▸ INSTRUCTIONS TO FOLLOW: Below are some records; give them all again exactly, but not the pictures.

##### SOURCE DATA #####

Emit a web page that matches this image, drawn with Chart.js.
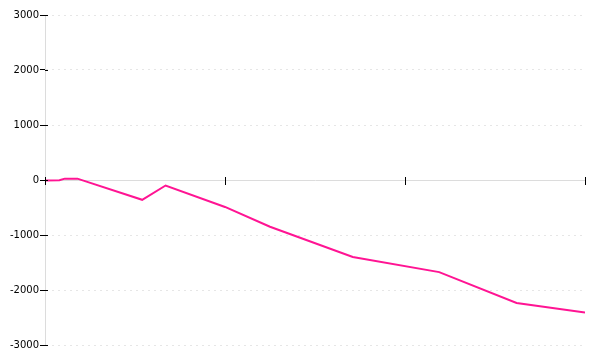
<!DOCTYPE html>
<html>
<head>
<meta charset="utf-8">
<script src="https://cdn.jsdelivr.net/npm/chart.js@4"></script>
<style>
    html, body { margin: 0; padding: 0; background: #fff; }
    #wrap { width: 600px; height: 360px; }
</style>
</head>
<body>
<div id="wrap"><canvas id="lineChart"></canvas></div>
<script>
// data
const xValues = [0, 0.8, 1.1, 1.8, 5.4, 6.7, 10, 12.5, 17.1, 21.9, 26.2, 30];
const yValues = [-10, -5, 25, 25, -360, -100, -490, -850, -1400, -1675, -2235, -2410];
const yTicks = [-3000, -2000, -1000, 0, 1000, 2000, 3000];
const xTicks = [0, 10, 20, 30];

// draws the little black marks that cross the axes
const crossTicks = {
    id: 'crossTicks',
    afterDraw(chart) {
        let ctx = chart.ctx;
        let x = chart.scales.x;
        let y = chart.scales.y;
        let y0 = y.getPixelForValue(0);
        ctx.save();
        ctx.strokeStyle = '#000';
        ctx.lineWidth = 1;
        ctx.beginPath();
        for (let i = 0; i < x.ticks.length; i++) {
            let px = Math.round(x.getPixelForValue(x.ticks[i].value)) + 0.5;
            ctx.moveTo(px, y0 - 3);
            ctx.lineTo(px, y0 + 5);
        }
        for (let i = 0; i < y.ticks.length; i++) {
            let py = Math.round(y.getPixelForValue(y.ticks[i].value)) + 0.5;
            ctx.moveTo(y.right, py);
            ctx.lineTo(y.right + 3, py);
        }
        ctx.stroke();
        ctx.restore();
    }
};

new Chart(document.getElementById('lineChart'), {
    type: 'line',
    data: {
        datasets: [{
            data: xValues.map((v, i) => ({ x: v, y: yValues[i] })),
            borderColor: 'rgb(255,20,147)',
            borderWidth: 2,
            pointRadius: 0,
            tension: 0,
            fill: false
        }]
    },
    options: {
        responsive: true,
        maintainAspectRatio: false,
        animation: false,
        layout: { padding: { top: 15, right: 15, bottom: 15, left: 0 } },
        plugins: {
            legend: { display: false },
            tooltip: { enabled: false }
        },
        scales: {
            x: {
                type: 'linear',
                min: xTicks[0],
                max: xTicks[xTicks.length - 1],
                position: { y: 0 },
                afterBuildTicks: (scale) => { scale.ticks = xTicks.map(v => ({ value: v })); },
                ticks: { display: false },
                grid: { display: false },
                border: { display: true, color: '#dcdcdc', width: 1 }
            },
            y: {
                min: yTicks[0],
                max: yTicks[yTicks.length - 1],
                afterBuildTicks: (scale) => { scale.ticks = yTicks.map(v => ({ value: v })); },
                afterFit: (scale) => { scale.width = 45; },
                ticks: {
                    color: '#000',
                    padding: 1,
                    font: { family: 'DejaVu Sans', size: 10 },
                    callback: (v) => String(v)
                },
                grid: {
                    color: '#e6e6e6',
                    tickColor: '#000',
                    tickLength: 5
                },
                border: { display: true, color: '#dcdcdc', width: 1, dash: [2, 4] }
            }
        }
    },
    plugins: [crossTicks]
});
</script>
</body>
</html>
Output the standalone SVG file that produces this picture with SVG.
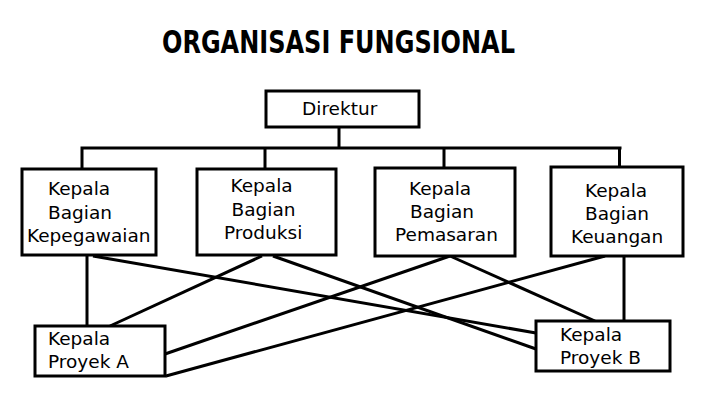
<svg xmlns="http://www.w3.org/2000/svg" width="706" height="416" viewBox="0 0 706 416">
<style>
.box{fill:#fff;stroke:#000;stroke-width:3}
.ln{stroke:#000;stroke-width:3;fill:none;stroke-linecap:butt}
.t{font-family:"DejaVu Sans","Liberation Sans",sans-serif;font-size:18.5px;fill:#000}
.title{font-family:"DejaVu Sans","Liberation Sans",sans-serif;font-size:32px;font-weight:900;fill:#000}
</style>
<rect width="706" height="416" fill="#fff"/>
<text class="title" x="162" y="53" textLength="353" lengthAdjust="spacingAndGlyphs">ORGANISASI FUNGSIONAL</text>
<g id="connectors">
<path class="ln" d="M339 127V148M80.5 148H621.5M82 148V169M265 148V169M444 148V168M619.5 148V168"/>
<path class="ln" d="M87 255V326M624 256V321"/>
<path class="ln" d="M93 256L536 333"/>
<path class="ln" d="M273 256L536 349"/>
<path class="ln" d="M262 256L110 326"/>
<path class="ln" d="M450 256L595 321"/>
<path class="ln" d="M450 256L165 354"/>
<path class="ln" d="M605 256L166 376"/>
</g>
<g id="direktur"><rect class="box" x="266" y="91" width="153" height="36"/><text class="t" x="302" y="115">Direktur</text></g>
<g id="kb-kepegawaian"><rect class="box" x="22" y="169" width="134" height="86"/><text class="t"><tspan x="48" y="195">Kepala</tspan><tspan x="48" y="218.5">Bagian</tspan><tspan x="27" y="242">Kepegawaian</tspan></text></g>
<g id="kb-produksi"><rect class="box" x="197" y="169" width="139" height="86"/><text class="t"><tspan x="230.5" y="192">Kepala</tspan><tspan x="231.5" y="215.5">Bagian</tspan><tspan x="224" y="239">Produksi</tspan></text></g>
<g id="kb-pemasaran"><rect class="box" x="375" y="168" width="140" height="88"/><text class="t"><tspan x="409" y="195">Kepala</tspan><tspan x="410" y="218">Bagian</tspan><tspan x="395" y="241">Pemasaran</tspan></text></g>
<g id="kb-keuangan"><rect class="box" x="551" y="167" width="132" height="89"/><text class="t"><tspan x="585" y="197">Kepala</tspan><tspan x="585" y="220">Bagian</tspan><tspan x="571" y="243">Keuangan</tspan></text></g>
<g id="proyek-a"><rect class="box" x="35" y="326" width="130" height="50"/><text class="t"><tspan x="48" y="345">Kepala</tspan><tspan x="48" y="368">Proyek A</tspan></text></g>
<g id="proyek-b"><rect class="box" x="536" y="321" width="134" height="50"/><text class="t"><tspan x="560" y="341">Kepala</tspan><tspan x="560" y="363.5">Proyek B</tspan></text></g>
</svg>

#####

▸ COMPLETE OUTPUT:
Emit a web page that matches this image, drawn with Chart.js.
<!DOCTYPE html>
<html>
<head>
<meta charset="utf-8">
<script src="https://cdn.jsdelivr.net/npm/chart.js@4"></script>
<style>
    html, body { margin: 0; padding: 0; background: #fff; }
    #wrap { width: 600px; height: 360px; }
</style>
</head>
<body>
<div id="wrap"><canvas id="lineChart"></canvas></div>
<script>
// data
const xValues = [0, 0.8, 1.1, 1.8, 5.4, 6.7, 10, 12.5, 17.1, 21.9, 26.2, 30];
const yValues = [-10, -5, 25, 25, -360, -100, -490, -850, -1400, -1675, -2235, -2410];
const yTicks = [-3000, -2000, -1000, 0, 1000, 2000, 3000];
const xTicks = [0, 10, 20, 30];

// draws the little black marks that cross the axes
const crossTicks = {
    id: 'crossTicks',
    afterDraw(chart) {
        let ctx = chart.ctx;
        let x = chart.scales.x;
        let y = chart.scales.y;
        let y0 = y.getPixelForValue(0);
        ctx.save();
        ctx.strokeStyle = '#000';
        ctx.lineWidth = 1;
        ctx.beginPath();
        for (let i = 0; i < x.ticks.length; i++) {
            let px = Math.round(x.getPixelForValue(x.ticks[i].value)) + 0.5;
            ctx.moveTo(px, y0 - 3);
            ctx.lineTo(px, y0 + 5);
        }
        for (let i = 0; i < y.ticks.length; i++) {
            let py = Math.round(y.getPixelForValue(y.ticks[i].value)) + 0.5;
            ctx.moveTo(y.right, py);
            ctx.lineTo(y.right + 3, py);
        }
        ctx.stroke();
        ctx.restore();
    }
};

new Chart(document.getElementById('lineChart'), {
    type: 'line',
    data: {
        datasets: [{
            data: xValues.map((v, i) => ({ x: v, y: yValues[i] })),
            borderColor: 'rgb(255,20,147)',
            borderWidth: 2,
            pointRadius: 0,
            tension: 0,
            fill: false
        }]
    },
    options: {
        responsive: true,
        maintainAspectRatio: false,
        animation: false,
        layout: { padding: { top: 15, right: 15, bottom: 15, left: 0 } },
        plugins: {
            legend: { display: false },
            tooltip: { enabled: false }
        },
        scales: {
            x: {
                type: 'linear',
                min: xTicks[0],
                max: xTicks[xTicks.length - 1],
                position: { y: 0 },
                afterBuildTicks: (scale) => { scale.ticks = xTicks.map(v => ({ value: v })); },
                ticks: { display: false },
                grid: { display: false },
                border: { display: true, color: '#dcdcdc', width: 1 }
            },
            y: {
                min: yTicks[0],
                max: yTicks[yTicks.length - 1],
                afterBuildTicks: (scale) => { scale.ticks = yTicks.map(v => ({ value: v })); },
                afterFit: (scale) => { scale.width = 45; },
                ticks: {
                    color: '#000',
                    padding: 1,
                    font: { family: 'DejaVu Sans', size: 10 },
                    callback: (v) => String(v)
                },
                grid: {
                    color: '#e6e6e6',
                    tickColor: '#000',
                    tickLength: 5
                },
                border: { display: true, color: '#dcdcdc', width: 1, dash: [2, 4] }
            }
        }
    },
    plugins: [crossTicks]
});
</script>
</body>
</html>
Output the standalone SVG file that produces this picture with SVG.
<svg xmlns="http://www.w3.org/2000/svg" width="706" height="416" viewBox="0 0 706 416">
<style>
.box{fill:#fff;stroke:#000;stroke-width:3}
.ln{stroke:#000;stroke-width:3;fill:none;stroke-linecap:butt}
.t{font-family:"DejaVu Sans","Liberation Sans",sans-serif;font-size:18.5px;fill:#000}
.title{font-family:"DejaVu Sans","Liberation Sans",sans-serif;font-size:32px;font-weight:900;fill:#000}
</style>
<rect width="706" height="416" fill="#fff"/>
<text class="title" x="162" y="53" textLength="353" lengthAdjust="spacingAndGlyphs">ORGANISASI FUNGSIONAL</text>
<g id="connectors">
<path class="ln" d="M339 127V148M80.5 148H621.5M82 148V169M265 148V169M444 148V168M619.5 148V168"/>
<path class="ln" d="M87 255V326M624 256V321"/>
<path class="ln" d="M93 256L536 333"/>
<path class="ln" d="M273 256L536 349"/>
<path class="ln" d="M262 256L110 326"/>
<path class="ln" d="M450 256L595 321"/>
<path class="ln" d="M450 256L165 354"/>
<path class="ln" d="M605 256L166 376"/>
</g>
<g id="direktur"><rect class="box" x="266" y="91" width="153" height="36"/><text class="t" x="302" y="115">Direktur</text></g>
<g id="kb-kepegawaian"><rect class="box" x="22" y="169" width="134" height="86"/><text class="t"><tspan x="48" y="195">Kepala</tspan><tspan x="48" y="218.5">Bagian</tspan><tspan x="27" y="242">Kepegawaian</tspan></text></g>
<g id="kb-produksi"><rect class="box" x="197" y="169" width="139" height="86"/><text class="t"><tspan x="230.5" y="192">Kepala</tspan><tspan x="231.5" y="215.5">Bagian</tspan><tspan x="224" y="239">Produksi</tspan></text></g>
<g id="kb-pemasaran"><rect class="box" x="375" y="168" width="140" height="88"/><text class="t"><tspan x="409" y="195">Kepala</tspan><tspan x="410" y="218">Bagian</tspan><tspan x="395" y="241">Pemasaran</tspan></text></g>
<g id="kb-keuangan"><rect class="box" x="551" y="167" width="132" height="89"/><text class="t"><tspan x="585" y="197">Kepala</tspan><tspan x="585" y="220">Bagian</tspan><tspan x="571" y="243">Keuangan</tspan></text></g>
<g id="proyek-a"><rect class="box" x="35" y="326" width="130" height="50"/><text class="t"><tspan x="48" y="345">Kepala</tspan><tspan x="48" y="368">Proyek A</tspan></text></g>
<g id="proyek-b"><rect class="box" x="536" y="321" width="134" height="50"/><text class="t"><tspan x="560" y="341">Kepala</tspan><tspan x="560" y="363.5">Proyek B</tspan></text></g>
</svg>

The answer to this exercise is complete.